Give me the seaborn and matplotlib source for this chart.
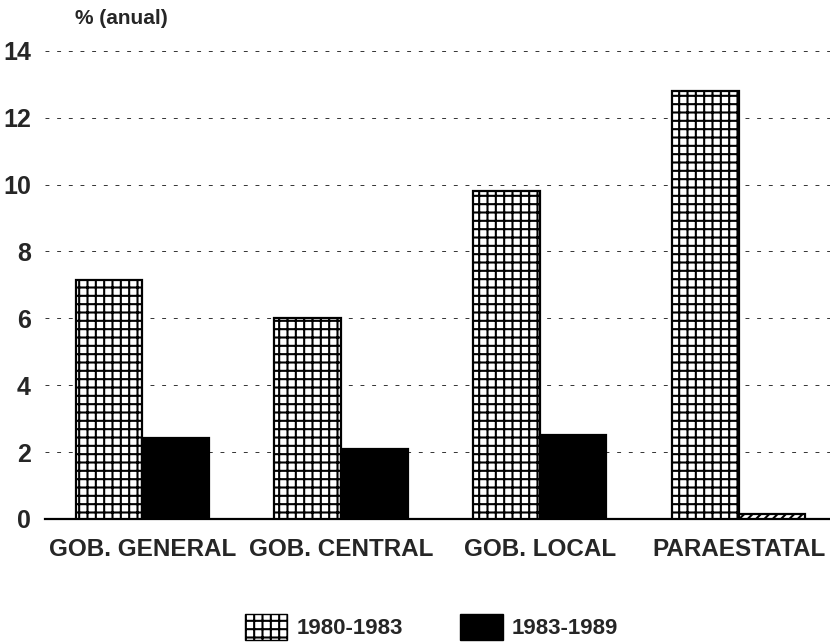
import numpy as np
import pandas as pd
import seaborn as sns
from matplotlib import pyplot as plt
from matplotlib.patches import Patch

categories = ['GOB. GENERAL', 'GOB. CENTRAL', 'GOB. LOCAL', 'PARAESTATAL']
periods = ['1980-1983', '1983-1989']
values_8083 = [7.15, 6.0, 9.8, 12.8]
values_8389 = [2.42, 2.1, 2.5, 0.15]
y_ticks = [0, 2, 4, 6, 8, 10, 12, 14]

data = pd.DataFrame({
    'sector': categories * 2,
    'periodo': [periods[0]] * 4 + [periods[1]] * 4,
    'valor': values_8083 + values_8389,
})

sns.set_style('white')
plt.rcParams['font.family'] = ['Liberation Sans', 'DejaVu Sans']
plt.rcParams['font.weight'] = 'bold'
plt.rcParams['hatch.linewidth'] = 1.5
plt.rcParams['hatch.color'] = 'black'

fig = plt.figure(figsize=(8.3, 6.43), dpi=100)
ax = fig.add_axes([0.054, 0.193, 0.946, 0.728])

sns.barplot(data=data, x='sector', y='valor', hue='periodo',
            order=categories, hue_order=periods,
            palette={periods[0]: 'white', periods[1]: 'black'},
            saturation=1, width=0.67, edgecolor='black', linewidth=1.6,
            legend=False, ax=ax, zorder=3)

for bar in ax.containers[0]:
    bar.set_hatch('++')
# the tiny PARAESTATAL bar is drawn with diagonal hatch
last = ax.containers[1][-1]
last.set_facecolor('white')
last.set_hatch('////')

ax.set_ylim(0, 14)
ax.set_xlim(-0.49, 3.46)
ax.set_yticks(y_ticks)
ax.set_yticklabels([str(t) for t in y_ticks], fontsize=18, fontweight='bold')
ax.set_xticks(range(len(categories)))
ax.set_xticklabels(categories, fontsize=17.5, fontweight='bold')
ax.tick_params(axis='x', length=0, pad=14)
ax.tick_params(axis='y', length=6, width=1.6, direction='out', pad=4)
ax.set_xlabel('')
ax.set_ylabel('')

ax.yaxis.grid(True, linestyle=(0, (4, 8)), color='#333333', linewidth=0.7)
ax.set_axisbelow(True)
for side in ['left', 'top', 'right']:
    ax.spines[side].set_visible(False)
ax.spines['bottom'].set_linewidth(1.6)
ax.spines['bottom'].set_color('black')

fig.text(0.09, 0.972, '% (anual)', fontsize=15, fontweight='bold', ha='left', va='center')

handles = [Patch(facecolor='white', edgecolor='black', hatch='++', label=periods[0]),
           Patch(facecolor='black', edgecolor='black', label=periods[1])]
fig.legend(handles=handles, loc='center', bbox_to_anchor=(0.52, 0.025),
           ncol=2, frameon=False, fontsize=16, handlelength=1.9, handleheight=1.4,
           columnspacing=2.6, handletextpad=0.4, borderpad=0)

fig.savefig('out.png', dpi=100)
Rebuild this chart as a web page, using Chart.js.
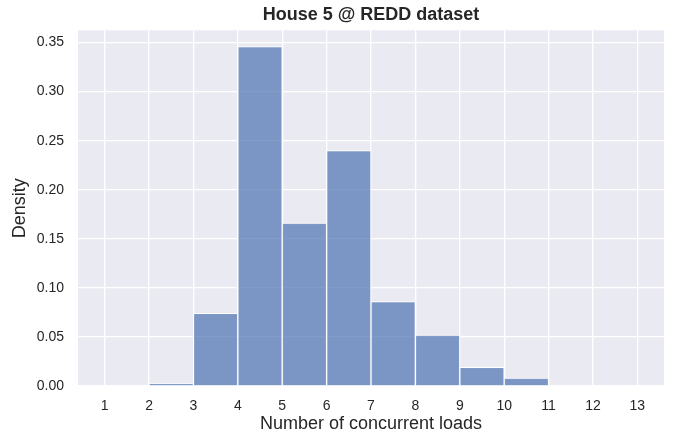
<!DOCTYPE html>
<html>
<head>
<meta charset="utf-8">
<script src="https://cdn.jsdelivr.net/npm/chart.js@4/dist/chart.umd.min.js"></script>
<style>
	html, body { margin: 0; padding: 0; background: #ffffff; }
	#wrap { width: 678px; height: 433px; }
</style>
</head>
<body>
<div id="wrap"><canvas id="hist"></canvas></div>
<script>
// bins of the histogram (number of concurrent loads)
const binEdges = [1, 2, 3, 4, 5, 6, 7, 8, 9, 10, 11, 12, 13];
const density = [0, 0.0025, 0.074, 0.346, 0.166, 0.240, 0.086, 0.052, 0.019, 0.008, 0, 0];

const xTicks = [1, 2, 3, 4, 5, 6, 7, 8, 9, 10, 11, 12, 13];
const yTicks = [0, 0.05, 0.10, 0.15, 0.20, 0.25, 0.30, 0.35];

const textColor = '#262626';
const fontFamily = "'Liberation Sans', Arial, sans-serif";

// fond gris du style seaborn
const plotBackground = {
	id: 'plotBackground',
	beforeDraw(chart)
	{
		const {ctx, chartArea} = chart;
		ctx.save();
		ctx.fillStyle = '#eaeaf2';
		ctx.fillRect(chartArea.left, chartArea.top, chartArea.right - chartArea.left, chartArea.bottom - chartArea.top);
		ctx.restore();
	}
};

const points = density.map((d, i) => ({ x: (binEdges[i] + binEdges[i + 1]) / 2, y: d }));

new Chart(document.getElementById('hist'), {
	type: 'bar',
	data: {
		datasets: [{
			data: points,
			backgroundColor: 'rgba(76, 114, 176, 0.7)',
			borderColor: '#ffffff',
			borderWidth: 1,
			categoryPercentage: 1,
			barPercentage: 1
		}]
	},
	options: {
		responsive: true,
		maintainAspectRatio: false,
		animation: false,
		layout: { padding: { left: 0, right: 14, top: 0, bottom: 0 } },
		plugins: {
			legend: { display: false },
			tooltip: { enabled: false },
			title: {
				display: true,
				fullSize: false,
				text: 'House 5 @ REDD dataset',
				color: textColor,
				font: { family: fontFamily, size: 18, weight: 'bold', lineHeight: 1.2 },
				padding: { top: 4.5, bottom: 4.2 }
			}
		},
		scales: {
			x: {
				type: 'linear',
				offset: false,
				min: 0.4,
				max: 13.6,
				afterBuildTicks: s => { s.ticks = xTicks.map(v => ({ value: v })); },
				afterFit: s => { s.height = 47; },
				grid: { color: '#ffffff', lineWidth: 1.3, drawTicks: false, offset: false },
				border: { display: false },
				ticks: {
					padding: 12,
					color: textColor,
					font: { family: fontFamily, size: 14 }
				},
				title: {
					display: true,
					text: 'Number of concurrent loads',
					color: textColor,
					font: { family: fontFamily, size: 18, lineHeight: 1 },
					padding: 0
				}
			},
			y: {
				min: 0,
				max: 0.3625,
				afterBuildTicks: s => { s.ticks = yTicks.map(v => ({ value: v })); },
				afterFit: s => { s.width = 78; },
				grid: { color: '#ffffff', lineWidth: 1.3, drawTicks: false },
				border: { display: false },
				ticks: {
					padding: 14,
					color: textColor,
					font: { family: fontFamily, size: 14 },
					callback: v => v.toFixed(2)
				},
				title: {
					display: true,
					text: 'Density',
					color: textColor,
					font: { family: fontFamily, size: 18, lineHeight: 1 },
					padding: { top: 11, bottom: 0 }
				}
			}
		}
	},
	plugins: [plotBackground]
});
</script>
</body>
</html>
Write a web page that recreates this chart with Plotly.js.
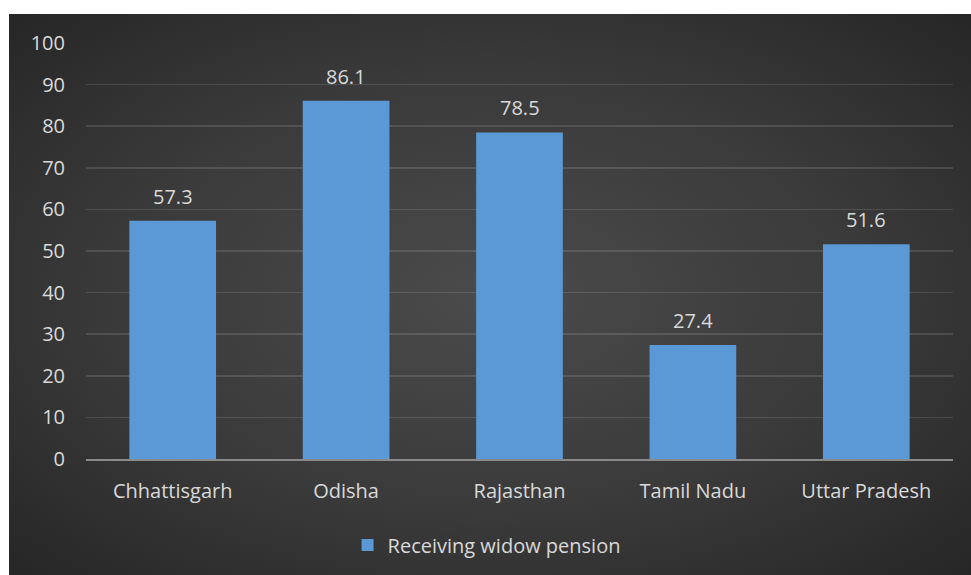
<!DOCTYPE html>
<html><head><meta charset="utf-8">
<script src="https://cdn.plot.ly/plotly-3.0.1.min.js"></script>
<style>
html,body{margin:0;padding:0;background:#fff;width:971px;height:575px;overflow:hidden;}
#chart{position:absolute;left:9px;top:14px;width:962px;height:561px;
background:radial-gradient(ellipse at 50% 50%, #4b4b4b 0%, #3a3a3a 55%, #262626 100%);}
</style></head><body>
<div id="chart"></div>
<script>
const states = ["Chhattisgarh","Odisha","Rajasthan","Tamil Nadu","Uttar Pradesh"];
const widowPension = [57.3, 86.1, 78.5, 27.4, 51.6];
const seriesName = "Receiving widow pension";
const yTicks = [0,10,20,30,40,50,60,70,80,90,100];

const fontFam = "'Open Sans', 'Noto Sans', sans-serif";
const labelAnn = states.map((s,i)=>({
  x:s, y:widowPension[i], text:widowPension[i].toFixed(1), showarrow:false,
  yanchor:'bottom', yshift:9, font:{size:20,color:'#d9d9d9',family:fontFam}
}));
Plotly.newPlot('chart', [{
  type:'bar', x:states, y:widowPension, name:seriesName,
  marker:{color:'#5a99d6'},
  width:0.5,
  showlegend:true
}], {
  width:962, height:561,
  paper_bgcolor:'rgba(0,0,0,0)', plot_bgcolor:'rgba(0,0,0,0)',
  margin:{l:77,r:18,t:29,b:115},
  font:{family:fontFam,color:'#d9d9d9',size:20},
  annotations:labelAnn,
  xaxis:{showgrid:false, showline:true, linecolor:'#8a8a8a', linewidth:1.5, ticks:'',
    tickfont:{size:20,color:'#d9d9d9'}, ticklabelstandoff:13, fixedrange:true},
  yaxis:{range:[0,100], tickvals:yTicks, showgrid:true, gridcolor:'rgba(255,255,255,0.12)', gridwidth:1.5,
    zeroline:false, showline:false, ticks:'', tickfont:{size:20,color:'#d9d9d9'}, ticklen:0, ticklabelstandoff:20},
  bargap:0.5,
  showlegend:true,
  legend:{orientation:'h', x:0.462, xanchor:'center', y:-0.204, yanchor:'middle',
    font:{size:20,color:'#d9d9d9'}, bgcolor:'rgba(0,0,0,0)'}
}, {displayModeBar:false, staticPlot:true});
</script></body></html>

***

EXERCISE INSTRUCTIONS: Output the records above as they stand, from the first line to the line with "y_ticks = [0, 2, 4, 6, 8, 10, 12, 14]", inclusive, and exclude the pictures.

SOLVED EXERCISE:
Give me the seaborn and matplotlib source for this chart.
import numpy as np
import pandas as pd
import seaborn as sns
from matplotlib import pyplot as plt
from matplotlib.patches import Patch

categories = ['GOB. GENERAL', 'GOB. CENTRAL', 'GOB. LOCAL', 'PARAESTATAL']
periods = ['1980-1983', '1983-1989']
values_8083 = [7.15, 6.0, 9.8, 12.8]
values_8389 = [2.42, 2.1, 2.5, 0.15]
y_ticks = [0, 2, 4, 6, 8, 10, 12, 14]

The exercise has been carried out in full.